Korea Tour Cards flying off shelves

Misaki Futamata, right, poses with her friend holding the Korea Tour Card. / Courtesy of Visit Korea Committee
By Jung Min-ho
The Korea Tour Card, which offers many benefits exclusively for foreign tourists, has been flying off shelves since its release late January.
According to the Visit Korea Committee, Tuesday, more than 10,000 tourists have purchased the card, which offers discounts and special gifts at major tourist attractions and shopping malls.
Tourists can use the card for public transportation, including taxis, and almost all convenience stores across Korea. Benefits include a fifty percent discount for admission to the National Museum of Modern and Contemporary Art (MMCA) and a 10 percent discount for all products at Shilla I’Park Duty Free. These are just two of a plethora of benefits 25 partner companies offer.
On her latest visit to Korea, Misaki Futamata, a 23-year-old Japanese tourist, took advantage of the card and was fully satisfied with it.
She purchased the card at a convenience store as soon as she arrived at Incheon International Airport and used it to take the subway to her hotel in the heart of Seoul.
“At Lotte World Mall, I bought a bunch of sheet masks at my favorite beauty product store, knowing that they were only half price thanks to the card,” she said. “Then I received a 30 percent discount for my admission ticket to Lotte World.”
The next day, she enjoyed the visual arts displayed at the MMCA for half price and received a 10 percent discount for cosmetics and snacks she bought at Doota Duty Free.
“The more I used the public transportation, the more I felt that the card is very convenient,” she said. “I was also surprised by the number of benefits, including the free gifts I received.”
As a big fan of Korean TV shows and music, Futamata visited SMTOWN@coexartium, a five-story building at COEX in southern Seoul, on her last day in Korea.
At a discount, she watched a lifelike performance of her favorite singers in a hologram theater and had lunch at a cafe with traces of the stars.
At the airport, she was refunded the card balance before getting on her plane bound for home.

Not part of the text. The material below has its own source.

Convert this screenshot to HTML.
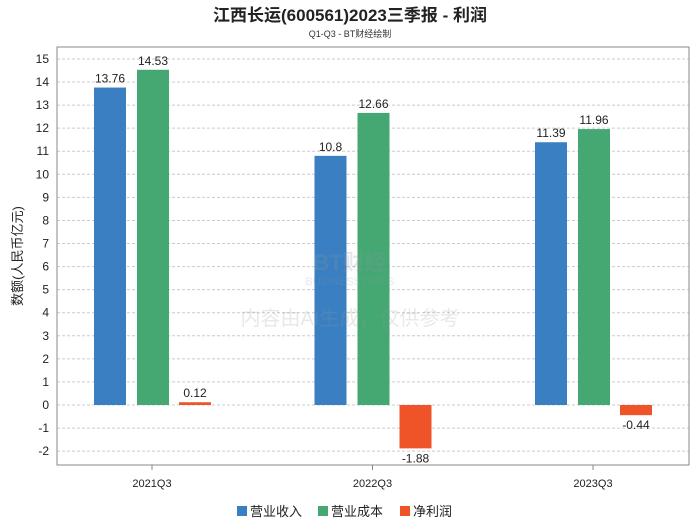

“The number of benefits visitors can receive depends on what places they choose to go, and luckily I got plenty this time,” she said. “I would buy the card even only for use as a transportation card. I would recommend it to my friends who visit Korea frequently.”
According to the committee, convenience stores within Incheon International Airport and the Airport Railroad Travel Center account for 85 percent of all card sales.
The committee will make it easier for tourists to buy the cards. From April, they can buy them from machines set up at subway lines 1 to 4. In the near future, visitors will be able to do so online and through travel agencies.
The committee said it also plans to add more benefits and functions to the cards.
“It has been a great success so far,” Han Kyung-ah, secretary general of the committee, said. “On another positive note, an increasing number of tourists use the cards outside Seoul. We will add more benefits for lesser-known attractions so that they can travel to more parts of the country with more benefits and convenience.”